Scikit-learn vs PyTorch: Classical ML vs Deep Learning

Overview

Scikit-learn is the standard Python library for classical machine learning — providing a consistent, elegant API for classification, regression, clustering, dimensionality reduction, and preprocessing. Its fit/predict/transform interface is a masterclass in API design, enabling data scientists to build complete ML pipelines in a few lines of code. Scikit-learn runs entirely on CPU and is optimized for tabular data.

PyTorch is a GPU-accelerated deep learning framework for building and training neural networks. Its dynamic computation graph and Pythonic API make it the preferred framework for deep learning research and production. PyTorch excels at tasks requiring learned representations — computer vision, NLP, generative AI, and any domain where neural networks outperform classical algorithms.

Key Technical Differences

These frameworks target fundamentally different model families. Scikit-learn implements classical ML algorithms: random forests, gradient boosting, SVMs, logistic regression, k-means, and PCA. These algorithms have well-understood statistical properties, train quickly on CPUs, and often outperform deep learning on structured tabular data. PyTorch builds neural networks: CNNs, transformers, GANs, and arbitrary differentiable programs. These models excel at unstructured data (images, text, audio) where feature engineering is replaced by representation learning.

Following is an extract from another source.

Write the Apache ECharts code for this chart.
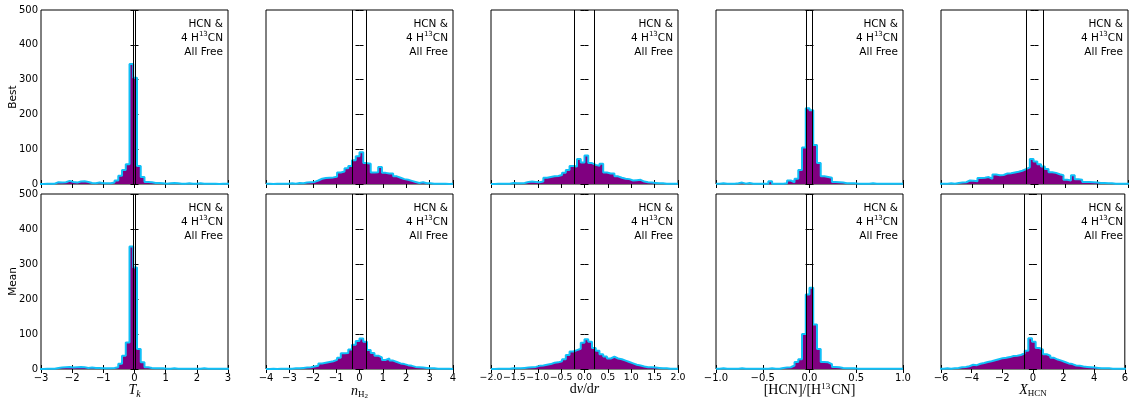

The development workflow differs dramatically. In scikit-learn, you select an algorithm, call .fit(X, y), and call .predict(X_test) — the training loop, loss function, and optimization are handled internally. In PyTorch, you define the model architecture, write the training loop, manage gradient computation via autograd, and handle device placement (CPU/GPU) explicitly. This verbosity gives PyTorch users total control but increases development time.

Scikit-learn's Pipeline and ColumnTransformer abstractions provide elegant data preprocessing and model composition that PyTorch has no equivalent for. For tabular ML workflows — imputing missing values, encoding categoricals, scaling features, and chaining with a classifier — scikit-learn is unmatched in productivity.

Performance & Scale

For tabular data under a million rows, scikit-learn's algorithms (especially gradient boosting via HistGradientBoosting) train in seconds and often achieve accuracy competitive with or superior to deep learning. For unstructured data or datasets with millions of examples, PyTorch's GPU acceleration and representation learning capabilities dominate. Scikit-learn is single-machine only; PyTorch scales to multi-GPU and multi-node distributed training.

When to Choose Each

Choose scikit-learn for tabular data problems, rapid prototyping, and situations where interpretability matters. If your data fits in a spreadsheet and you need a model fast, scikit-learn is the right tool. Its consistent API, extensive documentation, and battle-tested algorithms make it the most productive choice for classical ML.

Choose PyTorch for unstructured data (images, text, audio), large-scale learning, and any task where deep neural networks provide a clear advantage. If you need to train transformers, build generative models, or work with the latest AI research, PyTorch is essential.

Bottom Line

These frameworks are complementary, not competitive. Use scikit-learn for tabular data and classical ML; use PyTorch for deep learning on unstructured data. Most ML engineers use both daily. Start with scikit-learn as a baseline — if it solves your problem, there's no need for the complexity of PyTorch.